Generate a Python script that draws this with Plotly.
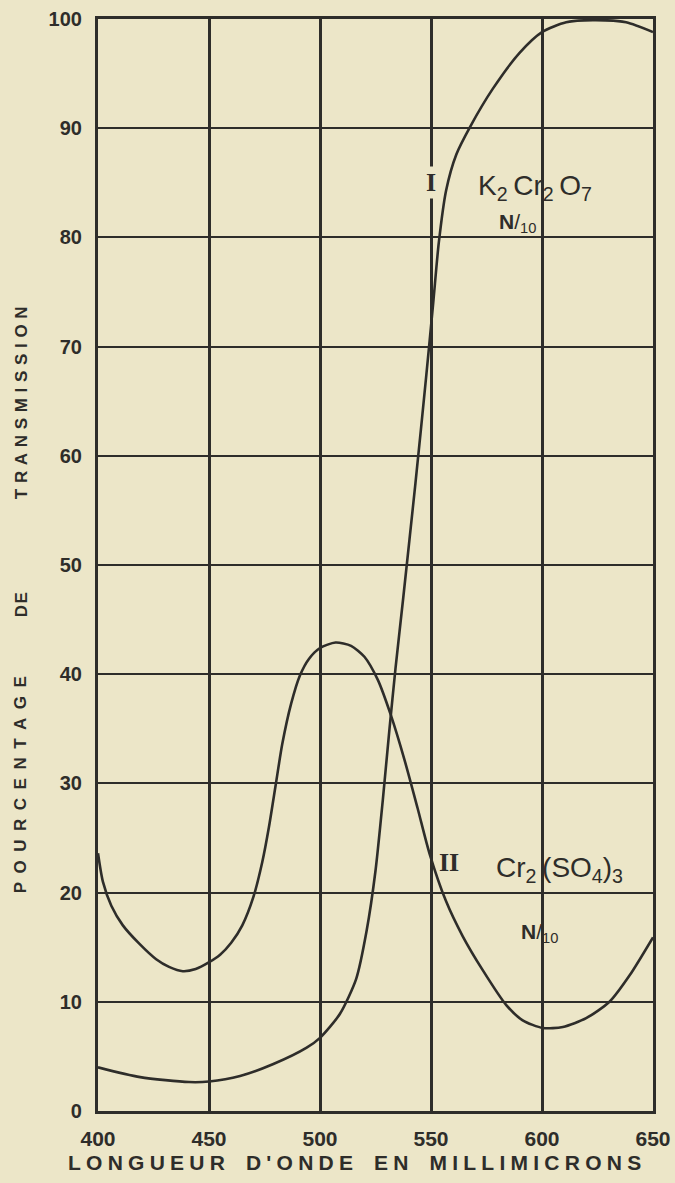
import plotly.graph_objects as go

# ---- data ----
# Curve I : K2Cr2O7 N/10
wl_I = [400, 419, 441, 450, 464, 479, 494, 500, 509, 516.3, 521, 525, 528.3, 531.3,
        534, 537.5, 543, 547.8, 551, 553.5, 556.8, 561.4, 567.8, 577.8,
        589.9, 600, 610.9, 622.9, 637.9, 650]
tr_I = [4.0, 3.1, 2.65, 2.7, 3.2, 4.3, 5.8, 6.7, 8.9, 12.1, 16.5, 22.0, 28.5, 35.0,
        40.5, 47.0, 57.5, 67.2, 74.0, 79.5, 84.3, 87.6, 90.2, 93.6,
        96.9, 98.8, 99.7, 99.9, 99.7, 98.8]

# Curve II : Cr2(SO4)3 N/10
wl_II = [400, 402.2, 406, 411.2, 418.7, 426.2, 432, 438.2, 444, 449.9, 455, 460, 465,
         470, 474, 477, 480, 483, 487, 491, 495, 500, 507, 514, 520, 526, 532, 538,
         544, 549.3, 556.8, 564.3, 573.3, 583.9, 591.3, 600.4, 609.4, 619.9, 630.4,
         639.4, 650]
tr_II = [23.6, 21.0, 18.8, 17.0, 15.3, 13.9, 13.2, 12.8, 13.0, 13.6, 14.3, 15.4, 17.0,
         19.6, 22.8, 26.0, 29.8, 33.6, 37.3, 39.9, 41.4, 42.4, 42.9, 42.6, 41.6, 39.5,
         36.2, 32.2, 27.7, 23.6, 19.2, 16.0, 12.9, 9.7, 8.3, 7.6, 7.7, 8.5, 10.0,
         12.4, 15.9]

x_ticks = [400, 450, 500, 550, 600, 650]
y_ticks = [0, 10, 20, 30, 40, 50, 60, 70, 80, 90, 100]

x_title = "LONGUEUR D'ONDE EN MILLIMICRONS"
y_title_words = ["POURCENTAGE", "DE", "TRANSMISSION"]
y_title_pos = [29.9, 46.4, 64.9]

BG = "#ece6c8"
INK = "#2e2d2a"
FONT = "Liberation Sans"


def spaced(word, sep):
    return sep.join(list(word))


fig = go.Figure()
for xs, ys in [(wl_I, tr_I), (wl_II, tr_II)]:
    fig.add_trace(go.Scatter(
        x=xs, y=ys, mode="lines",
        line=dict(color=INK, width=2.6, shape="spline", smoothing=0.7),
        hoverinfo="skip", showlegend=False))

fig.update_layout(
    width=675, height=1183,
    margin=dict(l=98, r=22, t=19, b=72),
    paper_bgcolor=BG, plot_bgcolor=BG,
    font=dict(family=FONT, color=INK),
    xaxis=dict(range=[400, 650], tickvals=x_ticks, ticktext=[str(v) for v in x_ticks],
               showgrid=True, gridcolor=INK, gridwidth=2.8, automargin=False,
               showline=True, linecolor=INK, linewidth=3.2, mirror=True,
               zeroline=False, ticks="", ticklabelstandoff=7,
               tickfont=dict(family=FONT, size=21, color=INK, weight="bold")),
    yaxis=dict(range=[0, 100], tickvals=y_ticks, ticktext=[str(v) for v in y_ticks],
               showgrid=True, gridcolor=INK, gridwidth=2.2, automargin=False,
               showline=True, linecolor=INK, linewidth=3.2, mirror=True,
               zeroline=False, ticks="", ticklabelstandoff=9,
               tickfont=dict(family=FONT, size=20, color=INK, weight="bold")),
)

# x-axis title (letter spaced)
xt = "\u2002\u2002".join(spaced(w, "\u2005") for w in x_title.split(" "))
fig.add_annotation(text=xt, xref="paper", yref="paper", x=0.462, y=-0.0475,
                   xanchor="center", yanchor="middle", showarrow=False,
                   font=dict(family=FONT, size=21, color=INK, weight="bold"))

# y-axis title words
seps = ["\u2002", "\u200a", "\u2004"]
for w, yp, sp in zip(y_title_words, y_title_pos, seps):
    fig.add_annotation(text=spaced(w, sp), xref="paper", yref="y", x=-0.139, y=yp,
                       xanchor="center", yanchor="middle", textangle=-90, showarrow=False,
                       font=dict(family=FONT, size=17, color=INK, weight="bold"))

# curve labels
fig.add_annotation(text="I", x=550, y=85, showarrow=False, bgcolor=BG,
                   font=dict(family="Liberation Serif", size=26, color=INK, weight="bold"))
fig.add_annotation(text="K<sub>2</sub>\u2009Cr<sub>2</sub>\u2009O<sub>7</sub>", x=597, y=84.6,
                   showarrow=False, font=dict(family=FONT, size=28, color=INK))
fig.add_annotation(text="<b>N</b>/<sub>10</sub>", x=589, y=81.3, showarrow=False,
                   font=dict(family=FONT, size=21, color=INK))
fig.add_annotation(text="II", x=558, y=22.8, showarrow=False,
                   font=dict(family="Liberation Serif", size=26, color=INK, weight="bold"))
fig.add_annotation(text="Cr<sub>2</sub>\u2009(SO<sub>4</sub>)<sub>3</sub>", x=608, y=22.1,
                   showarrow=False, font=dict(family=FONT, size=28, color=INK))
fig.add_annotation(text="<b>N</b>/<sub>10</sub>", x=599, y=16.3, showarrow=False,
                   font=dict(family=FONT, size=21, color=INK))

fig.write_html("out.html",
               config={"displayModeBar": False},
               post_script="document.body.style.margin='0';"
                           "document.body.style.background='" + BG + "';")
○ ○ ○ ○ ○
§ Given instruction
Repeat only what lies between the start of the data and the end of the line containing "96.9, 98.8, 99.7, 99.9, 99.7, 98.8]", exactly, with pictures left out.

§ Result below
Generate a Python script that draws this with Plotly.
import plotly.graph_objects as go

# ---- data ----
# Curve I : K2Cr2O7 N/10
wl_I = [400, 419, 441, 450, 464, 479, 494, 500, 509, 516.3, 521, 525, 528.3, 531.3,
        534, 537.5, 543, 547.8, 551, 553.5, 556.8, 561.4, 567.8, 577.8,
        589.9, 600, 610.9, 622.9, 637.9, 650]
tr_I = [4.0, 3.1, 2.65, 2.7, 3.2, 4.3, 5.8, 6.7, 8.9, 12.1, 16.5, 22.0, 28.5, 35.0,
        40.5, 47.0, 57.5, 67.2, 74.0, 79.5, 84.3, 87.6, 90.2, 93.6,
        96.9, 98.8, 99.7, 99.9, 99.7, 98.8]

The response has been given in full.